● **SHORT PROBLEM**
From the very first line of the data to the line containing "const groups = ['ж', 'ч'];", retype everything exactly, leaving the pictures behind.

Figure scripts
* BEGIN *

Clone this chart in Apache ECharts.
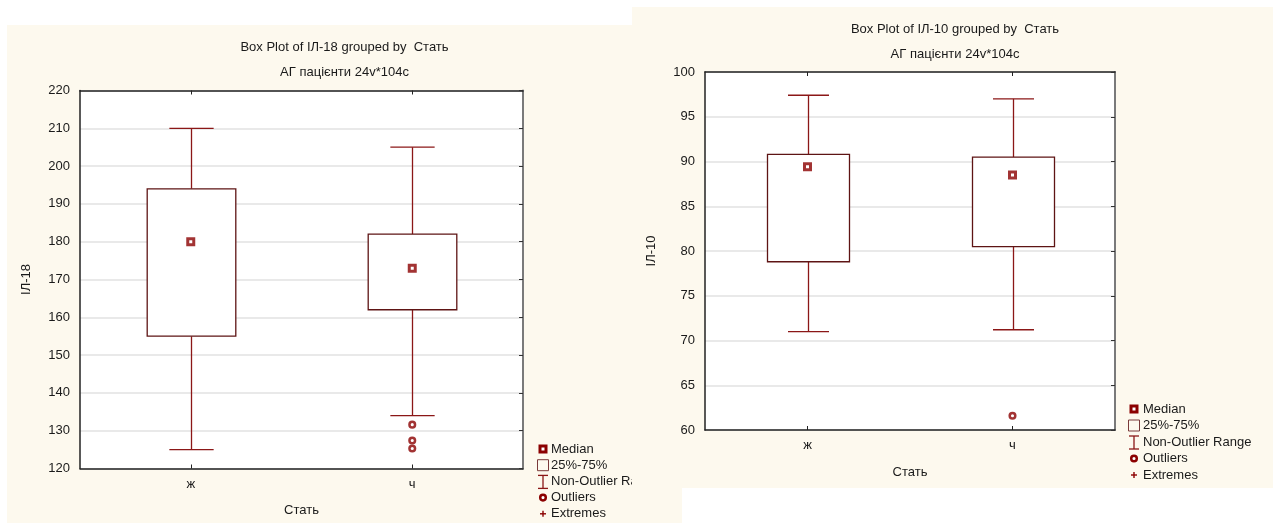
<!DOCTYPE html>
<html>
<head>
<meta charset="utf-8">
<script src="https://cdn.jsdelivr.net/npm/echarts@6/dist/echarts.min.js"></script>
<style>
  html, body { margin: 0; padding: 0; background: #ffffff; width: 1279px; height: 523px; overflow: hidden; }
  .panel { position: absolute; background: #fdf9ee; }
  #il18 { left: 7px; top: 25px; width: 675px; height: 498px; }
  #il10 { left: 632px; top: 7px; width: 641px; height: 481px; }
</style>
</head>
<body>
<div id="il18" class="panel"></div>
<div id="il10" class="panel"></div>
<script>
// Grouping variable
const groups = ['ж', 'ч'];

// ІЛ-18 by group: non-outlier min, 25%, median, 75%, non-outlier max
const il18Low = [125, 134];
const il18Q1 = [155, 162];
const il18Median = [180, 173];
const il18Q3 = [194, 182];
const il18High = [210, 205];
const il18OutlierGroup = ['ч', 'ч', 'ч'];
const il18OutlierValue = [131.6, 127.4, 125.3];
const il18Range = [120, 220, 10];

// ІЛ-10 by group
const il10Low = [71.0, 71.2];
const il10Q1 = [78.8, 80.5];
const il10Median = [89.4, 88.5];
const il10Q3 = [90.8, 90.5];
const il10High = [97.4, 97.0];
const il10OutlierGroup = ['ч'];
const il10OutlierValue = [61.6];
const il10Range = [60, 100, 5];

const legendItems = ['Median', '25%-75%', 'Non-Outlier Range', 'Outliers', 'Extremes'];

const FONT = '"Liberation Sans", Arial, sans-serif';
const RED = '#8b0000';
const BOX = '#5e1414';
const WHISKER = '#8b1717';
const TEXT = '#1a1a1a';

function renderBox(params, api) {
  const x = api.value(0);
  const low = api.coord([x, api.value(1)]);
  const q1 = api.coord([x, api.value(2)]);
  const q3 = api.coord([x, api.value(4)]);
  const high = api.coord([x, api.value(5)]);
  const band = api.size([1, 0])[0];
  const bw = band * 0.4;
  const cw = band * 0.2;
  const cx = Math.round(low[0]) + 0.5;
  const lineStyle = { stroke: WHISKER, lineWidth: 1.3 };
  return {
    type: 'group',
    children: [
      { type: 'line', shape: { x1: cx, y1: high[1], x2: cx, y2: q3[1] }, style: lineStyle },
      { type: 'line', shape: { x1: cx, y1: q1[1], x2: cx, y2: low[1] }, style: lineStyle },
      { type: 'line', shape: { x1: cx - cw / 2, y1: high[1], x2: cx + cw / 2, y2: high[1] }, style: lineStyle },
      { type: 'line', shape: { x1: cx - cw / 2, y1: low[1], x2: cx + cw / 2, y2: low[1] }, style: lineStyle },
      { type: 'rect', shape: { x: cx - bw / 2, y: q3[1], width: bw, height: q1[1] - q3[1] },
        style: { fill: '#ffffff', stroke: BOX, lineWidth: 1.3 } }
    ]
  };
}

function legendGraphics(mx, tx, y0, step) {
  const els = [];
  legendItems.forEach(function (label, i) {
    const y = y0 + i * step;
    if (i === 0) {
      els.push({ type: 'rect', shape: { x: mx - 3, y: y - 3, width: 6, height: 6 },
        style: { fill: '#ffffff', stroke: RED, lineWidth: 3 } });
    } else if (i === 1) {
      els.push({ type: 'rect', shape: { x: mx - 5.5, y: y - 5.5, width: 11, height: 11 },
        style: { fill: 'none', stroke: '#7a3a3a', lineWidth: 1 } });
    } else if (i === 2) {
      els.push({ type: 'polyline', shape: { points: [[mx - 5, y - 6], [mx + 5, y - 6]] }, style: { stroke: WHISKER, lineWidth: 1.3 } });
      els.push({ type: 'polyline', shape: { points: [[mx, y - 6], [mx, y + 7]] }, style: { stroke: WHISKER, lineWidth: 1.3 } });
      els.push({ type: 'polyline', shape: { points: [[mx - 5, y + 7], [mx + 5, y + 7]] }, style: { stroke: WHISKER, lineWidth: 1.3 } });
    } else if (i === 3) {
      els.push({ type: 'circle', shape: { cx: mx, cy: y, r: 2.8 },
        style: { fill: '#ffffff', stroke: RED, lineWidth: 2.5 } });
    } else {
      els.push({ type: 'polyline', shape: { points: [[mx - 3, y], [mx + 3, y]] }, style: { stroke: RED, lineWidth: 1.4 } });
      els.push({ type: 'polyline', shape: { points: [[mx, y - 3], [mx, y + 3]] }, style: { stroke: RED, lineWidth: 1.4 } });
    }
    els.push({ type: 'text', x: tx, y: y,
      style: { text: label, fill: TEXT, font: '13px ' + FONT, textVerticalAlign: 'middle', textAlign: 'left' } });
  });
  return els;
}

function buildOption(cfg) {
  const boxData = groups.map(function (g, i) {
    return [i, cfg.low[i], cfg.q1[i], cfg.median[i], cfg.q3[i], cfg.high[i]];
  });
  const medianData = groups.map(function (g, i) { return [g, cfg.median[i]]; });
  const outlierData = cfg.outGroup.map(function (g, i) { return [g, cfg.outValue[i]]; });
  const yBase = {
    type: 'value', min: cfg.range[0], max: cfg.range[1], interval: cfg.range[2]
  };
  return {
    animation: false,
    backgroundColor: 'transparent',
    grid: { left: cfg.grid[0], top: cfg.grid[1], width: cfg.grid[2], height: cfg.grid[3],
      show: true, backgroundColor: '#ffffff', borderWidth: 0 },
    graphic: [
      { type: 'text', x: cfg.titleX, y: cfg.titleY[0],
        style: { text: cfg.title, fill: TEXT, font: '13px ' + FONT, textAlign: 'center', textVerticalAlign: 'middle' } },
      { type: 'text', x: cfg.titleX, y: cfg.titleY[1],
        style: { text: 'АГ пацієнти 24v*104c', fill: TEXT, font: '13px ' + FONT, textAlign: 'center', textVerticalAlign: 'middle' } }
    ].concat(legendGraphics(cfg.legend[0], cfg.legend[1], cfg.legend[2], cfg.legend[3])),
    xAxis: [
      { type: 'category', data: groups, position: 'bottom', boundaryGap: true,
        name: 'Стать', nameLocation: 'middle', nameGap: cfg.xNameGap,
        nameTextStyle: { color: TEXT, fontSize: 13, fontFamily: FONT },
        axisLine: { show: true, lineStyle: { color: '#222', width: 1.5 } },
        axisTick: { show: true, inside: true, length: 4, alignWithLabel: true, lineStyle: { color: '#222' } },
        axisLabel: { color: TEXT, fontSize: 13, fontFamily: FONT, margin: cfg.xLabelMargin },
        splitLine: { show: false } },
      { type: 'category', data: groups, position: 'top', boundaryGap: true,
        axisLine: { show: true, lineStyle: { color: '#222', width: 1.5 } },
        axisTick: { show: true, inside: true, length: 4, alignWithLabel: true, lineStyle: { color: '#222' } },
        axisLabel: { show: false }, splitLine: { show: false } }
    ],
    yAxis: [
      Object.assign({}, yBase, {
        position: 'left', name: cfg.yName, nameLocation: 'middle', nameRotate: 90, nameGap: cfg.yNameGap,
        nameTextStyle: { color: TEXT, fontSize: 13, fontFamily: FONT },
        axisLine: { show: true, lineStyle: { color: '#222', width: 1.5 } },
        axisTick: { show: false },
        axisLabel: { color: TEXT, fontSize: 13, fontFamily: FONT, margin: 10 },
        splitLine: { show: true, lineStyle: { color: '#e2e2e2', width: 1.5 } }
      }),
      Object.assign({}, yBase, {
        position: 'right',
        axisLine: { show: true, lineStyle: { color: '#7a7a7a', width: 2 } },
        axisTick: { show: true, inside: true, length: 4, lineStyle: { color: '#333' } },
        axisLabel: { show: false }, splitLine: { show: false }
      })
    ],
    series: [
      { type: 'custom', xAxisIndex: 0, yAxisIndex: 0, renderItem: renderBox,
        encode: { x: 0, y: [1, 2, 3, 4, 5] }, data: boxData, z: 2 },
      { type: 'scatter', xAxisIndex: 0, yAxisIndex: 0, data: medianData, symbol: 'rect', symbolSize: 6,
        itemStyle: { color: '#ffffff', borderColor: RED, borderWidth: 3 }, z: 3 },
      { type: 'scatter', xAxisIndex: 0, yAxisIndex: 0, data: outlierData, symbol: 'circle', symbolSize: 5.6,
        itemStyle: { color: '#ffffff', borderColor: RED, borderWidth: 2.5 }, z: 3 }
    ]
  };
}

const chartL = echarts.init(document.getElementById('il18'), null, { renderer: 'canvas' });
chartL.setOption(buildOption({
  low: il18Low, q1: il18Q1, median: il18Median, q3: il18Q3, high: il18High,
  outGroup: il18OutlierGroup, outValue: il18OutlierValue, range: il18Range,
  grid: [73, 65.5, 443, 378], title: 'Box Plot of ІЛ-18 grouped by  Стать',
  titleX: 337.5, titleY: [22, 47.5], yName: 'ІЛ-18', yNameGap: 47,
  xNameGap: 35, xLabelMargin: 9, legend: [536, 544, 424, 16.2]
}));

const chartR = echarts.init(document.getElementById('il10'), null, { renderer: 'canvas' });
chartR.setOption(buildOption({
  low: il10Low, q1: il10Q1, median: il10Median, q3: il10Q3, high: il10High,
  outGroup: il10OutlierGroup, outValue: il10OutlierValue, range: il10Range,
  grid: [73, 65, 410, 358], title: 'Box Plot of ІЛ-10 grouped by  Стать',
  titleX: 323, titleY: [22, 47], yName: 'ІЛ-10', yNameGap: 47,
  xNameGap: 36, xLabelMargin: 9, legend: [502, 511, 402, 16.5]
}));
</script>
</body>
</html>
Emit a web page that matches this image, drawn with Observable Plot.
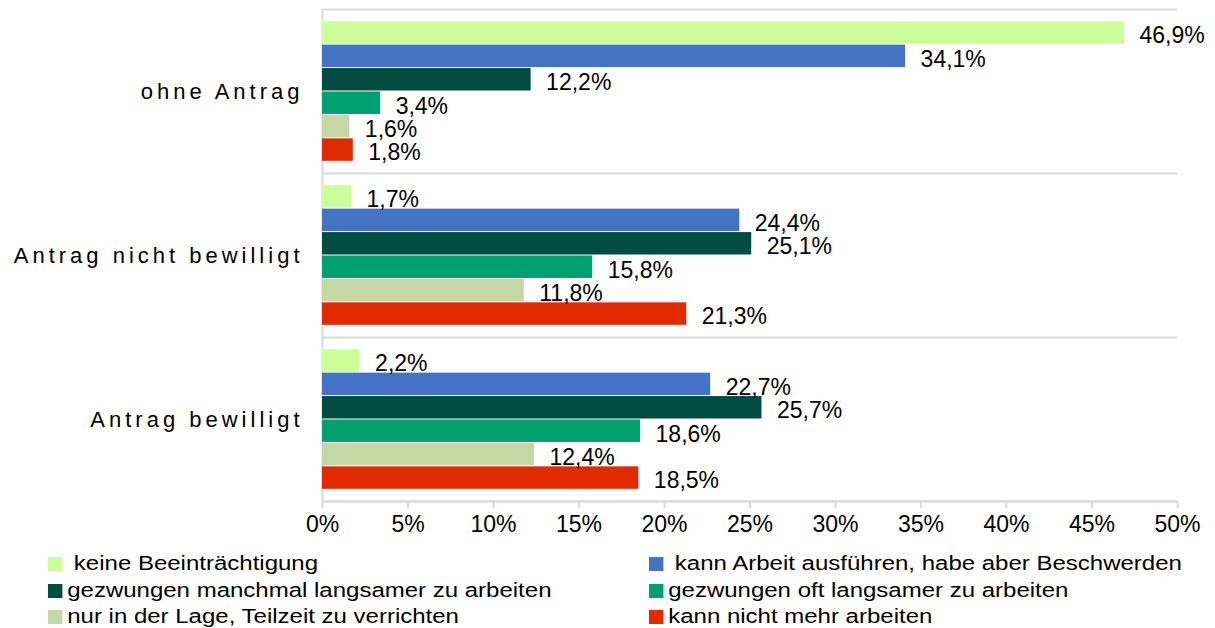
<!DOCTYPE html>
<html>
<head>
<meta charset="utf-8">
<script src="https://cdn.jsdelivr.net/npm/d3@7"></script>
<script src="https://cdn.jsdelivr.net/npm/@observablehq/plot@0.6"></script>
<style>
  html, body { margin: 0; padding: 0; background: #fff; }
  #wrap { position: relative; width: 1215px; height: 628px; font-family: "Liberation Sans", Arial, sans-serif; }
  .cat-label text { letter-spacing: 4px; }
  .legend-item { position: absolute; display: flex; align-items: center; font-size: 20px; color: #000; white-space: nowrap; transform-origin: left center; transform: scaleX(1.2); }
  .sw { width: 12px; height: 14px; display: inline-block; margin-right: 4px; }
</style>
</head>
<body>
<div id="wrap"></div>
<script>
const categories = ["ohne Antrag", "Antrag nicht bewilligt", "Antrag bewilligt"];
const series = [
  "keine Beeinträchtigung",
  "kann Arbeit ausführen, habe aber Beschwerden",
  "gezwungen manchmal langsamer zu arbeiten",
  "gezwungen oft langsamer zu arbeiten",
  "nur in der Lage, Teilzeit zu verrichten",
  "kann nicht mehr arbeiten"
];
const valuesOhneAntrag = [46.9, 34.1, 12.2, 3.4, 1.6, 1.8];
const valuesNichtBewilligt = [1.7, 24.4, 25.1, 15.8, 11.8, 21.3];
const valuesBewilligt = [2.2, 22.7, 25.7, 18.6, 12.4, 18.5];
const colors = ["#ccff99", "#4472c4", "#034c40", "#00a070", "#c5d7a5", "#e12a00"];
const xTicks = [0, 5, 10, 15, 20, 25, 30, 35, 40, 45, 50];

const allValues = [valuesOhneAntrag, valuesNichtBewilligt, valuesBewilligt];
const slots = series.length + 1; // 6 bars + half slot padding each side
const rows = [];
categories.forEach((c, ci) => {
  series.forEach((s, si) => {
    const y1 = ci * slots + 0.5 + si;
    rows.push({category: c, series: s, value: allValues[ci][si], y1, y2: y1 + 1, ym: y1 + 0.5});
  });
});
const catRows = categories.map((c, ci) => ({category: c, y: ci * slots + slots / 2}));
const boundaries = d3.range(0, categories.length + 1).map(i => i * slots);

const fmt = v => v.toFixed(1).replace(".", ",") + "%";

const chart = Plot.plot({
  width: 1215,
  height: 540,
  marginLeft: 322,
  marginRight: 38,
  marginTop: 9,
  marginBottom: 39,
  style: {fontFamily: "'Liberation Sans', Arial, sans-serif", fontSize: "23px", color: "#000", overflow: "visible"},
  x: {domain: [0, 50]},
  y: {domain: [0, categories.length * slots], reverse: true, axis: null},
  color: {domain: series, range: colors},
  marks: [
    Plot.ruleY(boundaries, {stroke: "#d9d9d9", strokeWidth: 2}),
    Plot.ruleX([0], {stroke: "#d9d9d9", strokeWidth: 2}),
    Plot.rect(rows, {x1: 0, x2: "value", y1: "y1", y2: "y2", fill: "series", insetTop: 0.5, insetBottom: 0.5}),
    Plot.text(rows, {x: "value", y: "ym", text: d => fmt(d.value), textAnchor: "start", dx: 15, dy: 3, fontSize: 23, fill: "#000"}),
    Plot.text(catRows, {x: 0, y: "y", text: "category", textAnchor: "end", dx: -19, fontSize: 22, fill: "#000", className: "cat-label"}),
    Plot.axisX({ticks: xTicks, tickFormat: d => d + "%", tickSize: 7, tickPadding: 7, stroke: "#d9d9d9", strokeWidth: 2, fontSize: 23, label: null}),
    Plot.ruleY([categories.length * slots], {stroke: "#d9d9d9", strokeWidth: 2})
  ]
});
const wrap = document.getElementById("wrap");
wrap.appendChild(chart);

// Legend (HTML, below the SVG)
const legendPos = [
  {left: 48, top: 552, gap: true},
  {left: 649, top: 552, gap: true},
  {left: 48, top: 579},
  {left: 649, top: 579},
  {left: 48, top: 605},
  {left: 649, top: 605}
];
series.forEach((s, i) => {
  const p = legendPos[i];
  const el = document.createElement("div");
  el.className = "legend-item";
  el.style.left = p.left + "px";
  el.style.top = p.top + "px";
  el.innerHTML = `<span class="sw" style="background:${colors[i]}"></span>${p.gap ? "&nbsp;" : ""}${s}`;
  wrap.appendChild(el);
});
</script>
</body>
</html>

* END *

● **THE SOLUTION**
Clone this chart in Apache ECharts.
<!DOCTYPE html>
<html>
<head>
<meta charset="utf-8">
<script src="https://cdn.jsdelivr.net/npm/echarts@6/dist/echarts.min.js"></script>
<style>
  html, body { margin: 0; padding: 0; background: #ffffff; width: 1279px; height: 523px; overflow: hidden; }
  .panel { position: absolute; background: #fdf9ee; }
  #il18 { left: 7px; top: 25px; width: 675px; height: 498px; }
  #il10 { left: 632px; top: 7px; width: 641px; height: 481px; }
</style>
</head>
<body>
<div id="il18" class="panel"></div>
<div id="il10" class="panel"></div>
<script>
// Grouping variable
const groups = ['ж', 'ч'];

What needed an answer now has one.